• _PROBLEM DESCRIPTION_
Restate the data exactly as given and keep the pictures out.

• _DATA_

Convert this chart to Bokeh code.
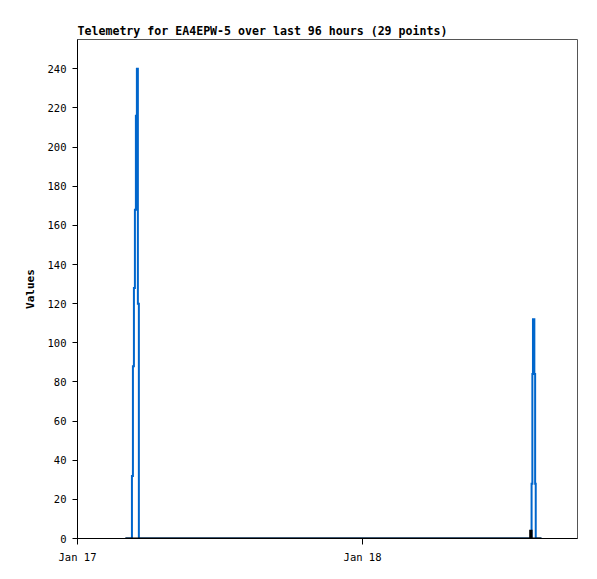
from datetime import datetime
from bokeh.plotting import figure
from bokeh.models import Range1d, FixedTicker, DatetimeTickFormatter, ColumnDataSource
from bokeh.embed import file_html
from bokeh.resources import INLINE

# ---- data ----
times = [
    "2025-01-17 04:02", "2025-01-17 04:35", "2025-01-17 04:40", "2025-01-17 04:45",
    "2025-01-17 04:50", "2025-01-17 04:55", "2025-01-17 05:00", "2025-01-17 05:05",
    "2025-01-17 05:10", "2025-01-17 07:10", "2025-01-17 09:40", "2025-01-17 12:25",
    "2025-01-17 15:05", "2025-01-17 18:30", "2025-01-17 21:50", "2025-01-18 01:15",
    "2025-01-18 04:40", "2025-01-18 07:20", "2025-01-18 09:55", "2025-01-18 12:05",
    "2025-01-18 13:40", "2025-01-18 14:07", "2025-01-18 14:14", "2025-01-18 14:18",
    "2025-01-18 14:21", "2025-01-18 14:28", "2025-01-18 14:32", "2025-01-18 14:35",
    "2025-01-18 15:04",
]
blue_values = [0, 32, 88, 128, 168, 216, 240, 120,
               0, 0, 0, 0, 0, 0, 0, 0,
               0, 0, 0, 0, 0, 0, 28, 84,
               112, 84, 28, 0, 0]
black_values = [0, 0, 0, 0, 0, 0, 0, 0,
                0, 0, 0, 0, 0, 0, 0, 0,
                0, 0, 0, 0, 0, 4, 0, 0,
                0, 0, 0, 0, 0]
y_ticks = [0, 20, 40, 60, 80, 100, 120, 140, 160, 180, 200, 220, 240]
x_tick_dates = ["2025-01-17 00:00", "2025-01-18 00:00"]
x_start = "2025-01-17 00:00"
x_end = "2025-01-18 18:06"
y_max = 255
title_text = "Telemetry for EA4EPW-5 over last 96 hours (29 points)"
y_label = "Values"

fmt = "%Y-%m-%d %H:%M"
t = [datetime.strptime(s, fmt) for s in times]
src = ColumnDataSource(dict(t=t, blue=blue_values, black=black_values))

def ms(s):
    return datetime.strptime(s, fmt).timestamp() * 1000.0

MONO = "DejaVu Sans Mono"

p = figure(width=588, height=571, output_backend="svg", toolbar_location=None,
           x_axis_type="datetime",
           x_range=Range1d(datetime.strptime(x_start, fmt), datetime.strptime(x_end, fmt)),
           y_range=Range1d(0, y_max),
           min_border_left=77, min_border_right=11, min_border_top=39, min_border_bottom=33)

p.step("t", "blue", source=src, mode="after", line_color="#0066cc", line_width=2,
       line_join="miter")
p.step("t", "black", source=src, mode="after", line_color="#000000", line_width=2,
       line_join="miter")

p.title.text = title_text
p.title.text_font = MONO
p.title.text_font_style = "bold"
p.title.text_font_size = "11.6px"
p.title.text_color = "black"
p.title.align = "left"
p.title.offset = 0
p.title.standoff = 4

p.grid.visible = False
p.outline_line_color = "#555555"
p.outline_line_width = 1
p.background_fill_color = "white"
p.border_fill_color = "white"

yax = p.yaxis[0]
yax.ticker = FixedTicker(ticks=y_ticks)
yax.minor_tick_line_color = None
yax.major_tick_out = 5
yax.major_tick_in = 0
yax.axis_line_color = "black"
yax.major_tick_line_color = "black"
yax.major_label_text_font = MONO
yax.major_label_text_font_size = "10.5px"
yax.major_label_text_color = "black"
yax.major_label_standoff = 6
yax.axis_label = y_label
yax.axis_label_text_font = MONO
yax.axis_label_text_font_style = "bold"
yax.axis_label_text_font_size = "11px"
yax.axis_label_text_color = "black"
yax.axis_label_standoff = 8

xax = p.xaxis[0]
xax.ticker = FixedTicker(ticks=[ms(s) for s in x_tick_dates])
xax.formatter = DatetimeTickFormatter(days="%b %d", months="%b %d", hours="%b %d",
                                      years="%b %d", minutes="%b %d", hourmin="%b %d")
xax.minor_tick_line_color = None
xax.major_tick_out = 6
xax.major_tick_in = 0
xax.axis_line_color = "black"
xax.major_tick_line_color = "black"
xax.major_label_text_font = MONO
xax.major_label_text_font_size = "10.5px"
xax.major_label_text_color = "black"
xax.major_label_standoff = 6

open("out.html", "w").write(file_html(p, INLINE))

• _SOLUTION FOR THIS PROBLEM_
Convert this chart to Bokeh code.
from datetime import datetime
from bokeh.plotting import figure
from bokeh.models import Range1d, FixedTicker, DatetimeTickFormatter, ColumnDataSource
from bokeh.embed import file_html
from bokeh.resources import INLINE

# ---- data ----
times = [
    "2025-01-17 04:02", "2025-01-17 04:35", "2025-01-17 04:40", "2025-01-17 04:45",
    "2025-01-17 04:50", "2025-01-17 04:55", "2025-01-17 05:00", "2025-01-17 05:05",
    "2025-01-17 05:10", "2025-01-17 07:10", "2025-01-17 09:40", "2025-01-17 12:25",
    "2025-01-17 15:05", "2025-01-17 18:30", "2025-01-17 21:50", "2025-01-18 01:15",
    "2025-01-18 04:40", "2025-01-18 07:20", "2025-01-18 09:55", "2025-01-18 12:05",
    "2025-01-18 13:40", "2025-01-18 14:07", "2025-01-18 14:14", "2025-01-18 14:18",
    "2025-01-18 14:21", "2025-01-18 14:28", "2025-01-18 14:32", "2025-01-18 14:35",
    "2025-01-18 15:04",
]
blue_values = [0, 32, 88, 128, 168, 216, 240, 120,
               0, 0, 0, 0, 0, 0, 0, 0,
               0, 0, 0, 0, 0, 0, 28, 84,
               112, 84, 28, 0, 0]
black_values = [0, 0, 0, 0, 0, 0, 0, 0,
                0, 0, 0, 0, 0, 0, 0, 0,
                0, 0, 0, 0, 0, 4, 0, 0,
                0, 0, 0, 0, 0]
y_ticks = [0, 20, 40, 60, 80, 100, 120, 140, 160, 180, 200, 220, 240]
x_tick_dates = ["2025-01-17 00:00", "2025-01-18 00:00"]
x_start = "2025-01-17 00:00"
x_end = "2025-01-18 18:06"
y_max = 255
title_text = "Telemetry for EA4EPW-5 over last 96 hours (29 points)"
y_label = "Values"

fmt = "%Y-%m-%d %H:%M"
t = [datetime.strptime(s, fmt) for s in times]
src = ColumnDataSource(dict(t=t, blue=blue_values, black=black_values))

def ms(s):
    return datetime.strptime(s, fmt).timestamp() * 1000.0

MONO = "DejaVu Sans Mono"

p = figure(width=588, height=571, output_backend="svg", toolbar_location=None,
           x_axis_type="datetime",
           x_range=Range1d(datetime.strptime(x_start, fmt), datetime.strptime(x_end, fmt)),
           y_range=Range1d(0, y_max),
           min_border_left=77, min_border_right=11, min_border_top=39, min_border_bottom=33)

p.step("t", "blue", source=src, mode="after", line_color="#0066cc", line_width=2,
       line_join="miter")
p.step("t", "black", source=src, mode="after", line_color="#000000", line_width=2,
       line_join="miter")

p.title.text = title_text
p.title.text_font = MONO
p.title.text_font_style = "bold"
p.title.text_font_size = "11.6px"
p.title.text_color = "black"
p.title.align = "left"
p.title.offset = 0
p.title.standoff = 4

p.grid.visible = False
p.outline_line_color = "#555555"
p.outline_line_width = 1
p.background_fill_color = "white"
p.border_fill_color = "white"

yax = p.yaxis[0]
yax.ticker = FixedTicker(ticks=y_ticks)
yax.minor_tick_line_color = None
yax.major_tick_out = 5
yax.major_tick_in = 0
yax.axis_line_color = "black"
yax.major_tick_line_color = "black"
yax.major_label_text_font = MONO
yax.major_label_text_font_size = "10.5px"
yax.major_label_text_color = "black"
yax.major_label_standoff = 6
yax.axis_label = y_label
yax.axis_label_text_font = MONO
yax.axis_label_text_font_style = "bold"
yax.axis_label_text_font_size = "11px"
yax.axis_label_text_color = "black"
yax.axis_label_standoff = 8

xax = p.xaxis[0]
xax.ticker = FixedTicker(ticks=[ms(s) for s in x_tick_dates])
xax.formatter = DatetimeTickFormatter(days="%b %d", months="%b %d", hours="%b %d",
                                      years="%b %d", minutes="%b %d", hourmin="%b %d")
xax.minor_tick_line_color = None
xax.major_tick_out = 6
xax.major_tick_in = 0
xax.axis_line_color = "black"
xax.major_tick_line_color = "black"
xax.major_label_text_font = MONO
xax.major_label_text_font_size = "10.5px"
xax.major_label_text_color = "black"
xax.major_label_standoff = 6

open("out.html", "w").write(file_html(p, INLINE))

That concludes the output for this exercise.